Take the lines from the head of the listing through the one bearing "ax.set_facecolor(PLOT_BG)" and copy them exactly, leaving every picture out.

-------

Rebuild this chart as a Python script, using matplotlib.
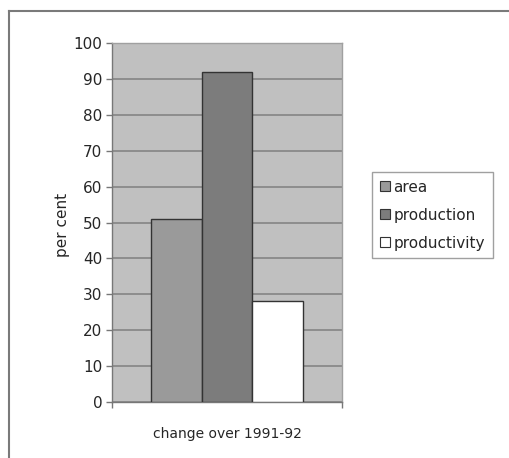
import matplotlib
matplotlib.use("Agg")
import matplotlib.pyplot as plt
from matplotlib.patches import Patch
from matplotlib.lines import Line2D

series = ["area", "production", "productivity"]
values = [51, 92, 28]
category = "change over 1991-92"
yticks = list(range(0, 101, 10))

FILLS = ["#9a9a9a", "#7c7c7c", "#ffffff"]
PLOT_BG = "#c0c0c0"
GRID = "#858585"
EDGE = "#333333"
TEXT = "#262626"

plt.rcParams["font.family"] = ["DejaVu Sans"]

fig = plt.figure(figsize=(5.09, 4.58), dpi=100)
W, H = 509, 458
ax = fig.add_axes([112 / W, 1 - 402 / H, 230 / W, 359 / H])
ax.set_facecolor(PLOT_BG)

width = 0.22
centers = [0.5 + (i - 1) * width for i in range(len(series))]
for c, v, fc in zip(centers, values, FILLS):
    ax.bar(c, v, width=width, color=fc, edgecolor=EDGE, linewidth=1.0, zorder=3)

ax.set_xlim(0, 1)
ax.set_ylim(0, 100)
ax.set_yticks(yticks)
ax.yaxis.grid(True, color=GRID, linewidth=1.2, zorder=1)
ax.set_axisbelow(True)
ax.tick_params(axis="y", direction="out", length=4, width=1, color="#777777",
               labelsize=11, pad=3, labelcolor=TEXT)
ax.set_xticks([0, 1])
ax.set_xticklabels(["", ""])
ax.tick_params(axis="x", direction="out", length=4, width=1, color="#777777")
ax.text(0.5, -0.088, category, transform=ax.transAxes, ha="center", va="center",
        fontsize=10, color=TEXT)

for side in ["left", "bottom"]:
    ax.spines[side].set_color("#777777")
    ax.spines[side].set_linewidth(1.0)
for side in ["top", "right"]:
    ax.spines[side].set_color("#a0a0a0")
    ax.spines[side].set_linewidth(1.0)

fig.text(62 / W, 1 - 225 / H, "per cent", rotation=90, ha="center", va="center",
         fontsize=11, color=TEXT)

handles = [Patch(facecolor=fc, edgecolor=EDGE, linewidth=0.8) for fc in FILLS]
leg = fig.legend(handles, series, loc="upper left",
                 bbox_to_anchor=(372 / W, 1 - 172 / H), fontsize=11,
                 frameon=True, fancybox=False, edgecolor="#888888",
                 handlelength=0.65, handleheight=0.65, handletextpad=0.25,
                 borderpad=0.5, labelspacing=0.85, borderaxespad=0)
leg.get_frame().set_linewidth(1.0)
for t in leg.get_texts():
    t.set_color(TEXT)

# outer frame, top and left edges only
fig.add_artist(Line2D([9 / W, 1], [1 - 11 / H, 1 - 11 / H], color="#7a7a7a",
                      linewidth=1.5, transform=fig.transFigure))
fig.add_artist(Line2D([9 / W, 9 / W], [0, 1 - 11 / H], color="#7a7a7a",
                      linewidth=1.5, transform=fig.transFigure))

fig.savefig("out.png", dpi=100, facecolor="white")
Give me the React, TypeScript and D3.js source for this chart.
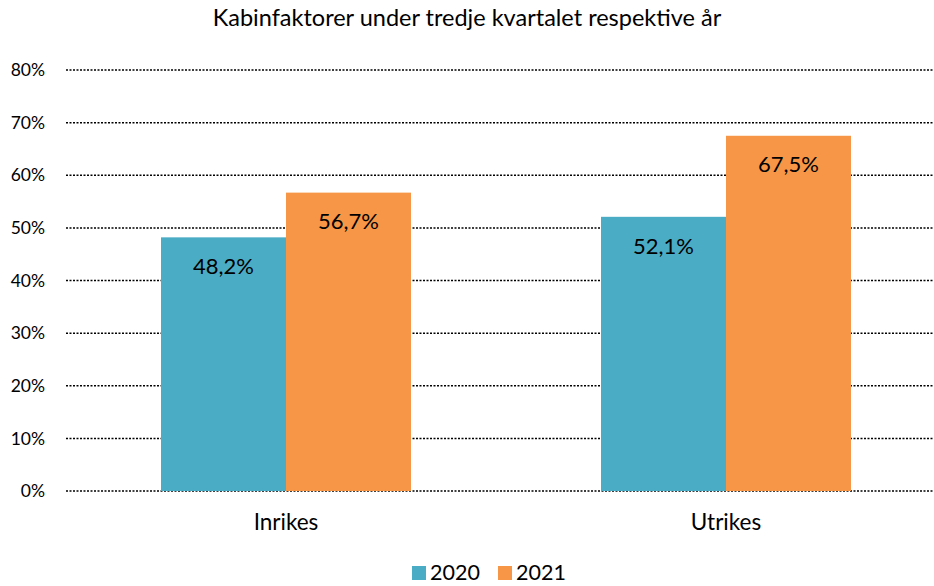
import React, { useEffect, useRef } from "react";
import * as d3 from "d3";

const title = "Kabinfaktorer under tredje kvartalet respektive år";
const categories = ["Inrikes", "Utrikes"];
const seriesNames = ["2020", "2021"];
const values2020 = [48.2, 52.1];
const values2021 = [56.7, 67.5];
const yTicks = [0, 10, 20, 30, 40, 50, 60, 70, 80];
const colors = ["#4BACC6", "#F79646"];

const App = () => {
  const ref = useRef<SVGSVGElement>(null);

  useEffect(() => {
    const width = 934,
      height = 586;
    const font = "Lato, 'Open Sans', sans-serif";
    const svg = d3.select(ref.current);
    svg.selectAll("*").remove();

    // Plot area
    const left = 66,
      gridRight = 933,
      top = 70,
      bottom = 491;

    const x = d3.scaleBand().domain(categories).range([left, left + 880]);
    const inner = d3
      .scaleBand()
      .domain(seriesNames)
      .range([95, x.bandwidth() - 95]);
    const y = d3.scaleLinear().domain([0, 80]).range([bottom, top]);

    // Title
    svg
      .append("text")
      .attr("x", 467)
      .attr("y", 18)
      .attr("dy", "0.35em")
      .attr("text-anchor", "middle")
      .style("font-family", font)
      .style("font-size", "23.5px")
      .text(title);

    // Gridlines + y labels
    yTicks.forEach((t) => {
      svg
        .append("line")
        .attr("x1", left)
        .attr("x2", gridRight)
        .attr("y1", y(t))
        .attr("y2", y(t))
        .attr("stroke", "#000")
        .attr("stroke-width", 1.5)
        .attr("stroke-dasharray", "2 1.5");
      svg
        .append("text")
        .attr("x", 45)
        .attr("y", y(t))
        .attr("dy", "0.35em")
        .attr("text-anchor", "end")
        .style("font-family", font)
        .style("font-size", "17.5px")
        .text(`${t}%`);
    });

    const series = [values2020, values2021];
    series.forEach((vals, si) => {
      const g = svg.append("g");
      g.selectAll("rect")
        .data(vals)
        .enter()
        .append("rect")
        .attr("x", (d, i) => x(categories[i])! + inner(seriesNames[si])!)
        .attr("y", (d) => y(d))
        .attr("width", inner.bandwidth())
        .attr("height", (d) => bottom - y(d))
        .attr("fill", colors[si]);
      g.selectAll("text")
        .data(vals)
        .enter()
        .append("text")
        .attr(
          "x",
          (d, i) =>
            x(categories[i])! + inner(seriesNames[si])! + inner.bandwidth() / 2
        )
        .attr("y", (d) => y(d) + 29)
        .attr("dy", "0.35em")
        .attr("text-anchor", "middle")
        .style("font-family", font)
        .style("font-size", "22px")
        .text((d) => `${d.toFixed(1).replace(".", ",")}%`);
    });

    // Category labels
    categories.forEach((c) => {
      svg
        .append("text")
        .attr("x", x(c)! + x.bandwidth() / 2)
        .attr("y", 522)
        .attr("dy", "0.35em")
        .attr("text-anchor", "middle")
        .style("font-family", font)
        .style("font-size", "22.5px")
        .text(c);
    });

    // Legend
    const legendX = [412, 498];
    seriesNames.forEach((s, i) => {
      svg
        .append("rect")
        .attr("x", legendX[i])
        .attr("y", 566)
        .attr("width", 14)
        .attr("height", 14)
        .attr("fill", colors[i]);
      svg
        .append("text")
        .attr("x", legendX[i] + 18)
        .attr("y", 572)
        .attr("dy", "0.35em")
        .style("font-family", font)
        .style("font-size", "21.5px")
        .text(s);
    });

    svg.attr("width", width).attr("height", height);
  }, []);

  return (
    <div style={{ position: "absolute", left: 0, top: 0 }}>
      <svg ref={ref} width={934} height={586} style={{ display: "block" }} />
    </div>
  );
};

export default App;
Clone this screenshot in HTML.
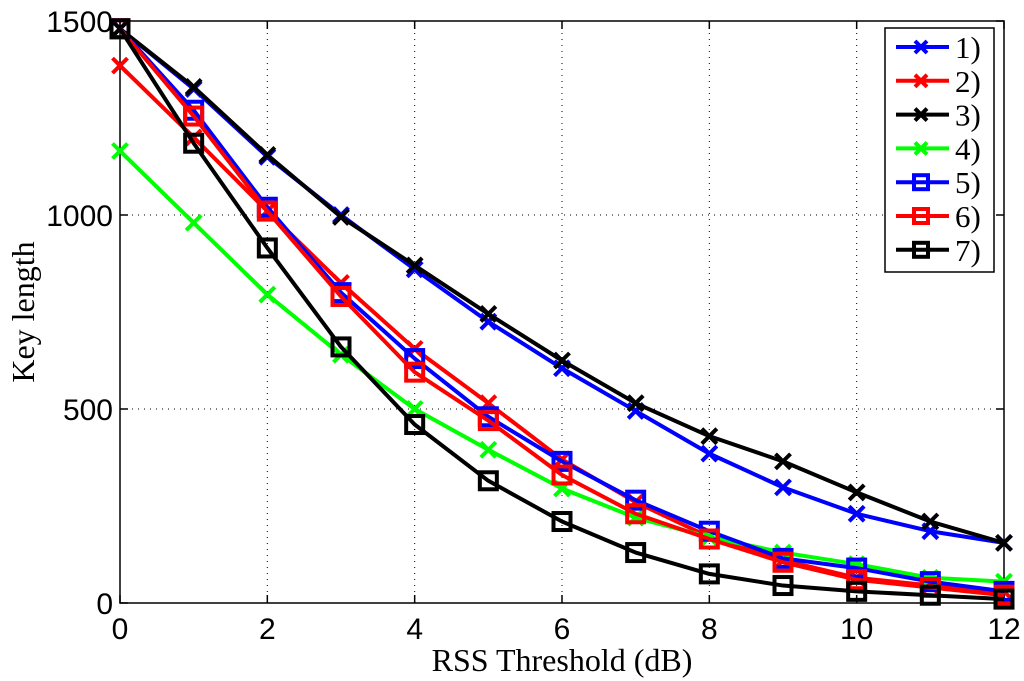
<!DOCTYPE html>
<html><head><meta charset="utf-8"><style>
body{margin:0;background:#fff}
svg{display:block}
.tk{font-family:"Liberation Sans",sans-serif;font-size:30px;fill:#000}
.tt{font-family:"Liberation Serif",serif;font-size:32px;fill:#000}
.lt{font-family:"Liberation Serif",serif;font-size:31px;fill:#000}
</style></head><body>
<svg id="chart" width="1024" height="681" viewBox="0 0 1024 681" xmlns="http://www.w3.org/2000/svg"></svg>
<script>
const xValues=[0,1,2,3,4,5,6,7,8,9,10,11,12];
const s1=[1480,1325,1150,1000,860,725,605,495,385,298,230,185,155];
const s2=[1385,1200,1010,825,655,515,370,260,170,110,65,45,30];
const s3=[1480,1330,1155,995,870,745,625,515,430,365,285,210,155];
const s4=[1165,980,795,640,500,395,295,220,170,130,100,65,55];
const s5=[1480,1270,1020,800,630,480,365,265,185,115,90,55,30];
const s6=[1480,1255,1010,790,595,470,330,230,165,105,60,40,20];
const s7=[1480,1185,915,660,460,315,210,130,75,45,30,20,10];
const xTicks=[0,2,4,6,8,10,12];
const yTicks=[0,500,1000,1500];
const legendLabels=["1)","2)","3)","4)","5)","6)","7)"];
const series=[[s1,"#0000ff","x"],[s2,"#ff0000","x"],[s3,"#000","x"],[s4,"#00ff00","x"],[s5,"#0000ff","s"],[s6,"#ff0000","s"],[s7,"#000","s"]];
const L=120,R=1004,T=21,B=603;
const X=v=>L+(v-0)/12*(R-L);
const Y=v=>B-(v/1500)*(B-T);
const svg=document.getElementById('chart');
const NS="http://www.w3.org/2000/svg";
function mk(tag,attrs,parent){const e=document.createElementNS(NS,tag);for(const k in attrs)e.setAttribute(k,attrs[k]);(parent||svg).appendChild(e);return e;}
xTicks.forEach(t=>{if(t>0&&t<12){const g=mk('line',{x1:X(t),x2:X(t),y1:T,y2:B,stroke:'#000','stroke-width':1,'stroke-dasharray':'1,5'});

}});
yTicks.forEach(t=>{if(t>0&&t<1500){const g=mk('line',{x1:L,x2:R,y1:Y(t),y2:Y(t),stroke:'#000','stroke-width':1,'stroke-dasharray':'1,5'});

}});
const box=mk('rect',{x:L,y:T,width:R-L,height:B-T,fill:'none',stroke:'#000','stroke-width':1.5});


xTicks.forEach(t=>{mk('line',{x1:X(t),x2:X(t),y1:B,y2:B-8,stroke:'#000','stroke-width':1.5});mk('line',{x1:X(t),x2:X(t),y1:T,y2:T+8,stroke:'#000','stroke-width':1.5});
const tx=mk('text',{x:X(t),y:B+36,'text-anchor':'middle',class:'tk'});tx.textContent=t;

});
yTicks.forEach(t=>{mk('line',{x1:L,x2:L+8,y1:Y(t),y2:Y(t),stroke:'#000','stroke-width':1.5});mk('line',{x1:R,x2:R-8,y1:Y(t),y2:Y(t),stroke:'#000','stroke-width':1.5});
const tx=mk('text',{x:L-7,y:Y(t)+11,'text-anchor':'end',class:'tk'});tx.textContent=t;

});
const xt=mk('text',{x:(L+R)/2,y:671,'text-anchor':'middle',class:'tt'});xt.textContent='RSS Threshold (dB)';


const yt=mk('text',{x:0,y:0,'text-anchor':'middle',class:'tt',transform:`translate(34,${(T+B)/2}) rotate(-90)`});yt.textContent='Key length';


function marker(g,x,y,type,col,sz){
 if(type==='x'){mk('path',{d:`M${x-sz},${y-sz}L${x+sz},${y+sz}M${x-sz},${y+sz}L${x+sz},${y-sz}`,stroke:col,'stroke-width':4,fill:'none'},g);}
 else{mk('rect',{x:x-sz,y:y-sz,width:2*sz,height:2*sz,stroke:col,'stroke-width':4,fill:'none'},g);}
}
series.forEach((s,i)=>{
 const g=mk('g',{});
 
 
 mk('polyline',{points:s[0].map((v,j)=>X(xValues[j])+','+Y(v)).join(' '),fill:'none',stroke:s[1],'stroke-width':4,'stroke-linejoin':'round'},g);
 s[0].forEach((v,j)=>marker(g,X(xValues[j]),Y(v),s[2],s[1],s[2]==='x'?7.5:8.5));
});
const lg=mk('g',{});


mk('rect',{x:885,y:28,width:109,height:244,fill:'#fff',stroke:'#000','stroke-width':1.5},lg);
legendLabels.forEach((lab,i)=>{
 const e=mk('g',{},lg);
 
 
 const y=47+i*33.8,s=series[i];
 mk('line',{x1:896,x2:949,y1:y,y2:y,stroke:s[1],'stroke-width':4},e);
 marker(e,921,y,s[2],s[1],s[2]==='x'?6:7);
 const t=mk('text',{x:955,y:y+11,class:'lt'},e);t.textContent=lab;
});
</script>
</body></html>
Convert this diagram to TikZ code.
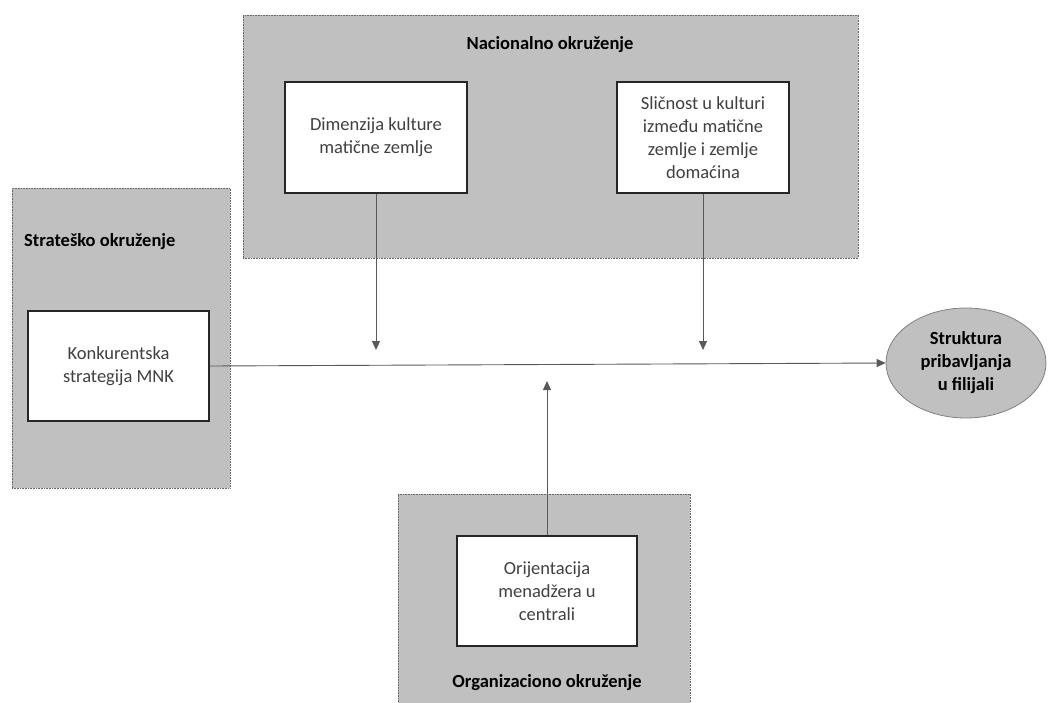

-------

* **COMPLETE OUTPUT**:
Rebuild this chart as a Python script, using matplotlib.
import matplotlib
matplotlib.use("Agg")
import matplotlib.pyplot as plt
from matplotlib.patches import Patch
from matplotlib.lines import Line2D

series = ["area", "production", "productivity"]
values = [51, 92, 28]
category = "change over 1991-92"
yticks = list(range(0, 101, 10))

FILLS = ["#9a9a9a", "#7c7c7c", "#ffffff"]
PLOT_BG = "#c0c0c0"
GRID = "#858585"
EDGE = "#333333"
TEXT = "#262626"

plt.rcParams["font.family"] = ["DejaVu Sans"]

fig = plt.figure(figsize=(5.09, 4.58), dpi=100)
W, H = 509, 458
ax = fig.add_axes([112 / W, 1 - 402 / H, 230 / W, 359 / H])
ax.set_facecolor(PLOT_BG)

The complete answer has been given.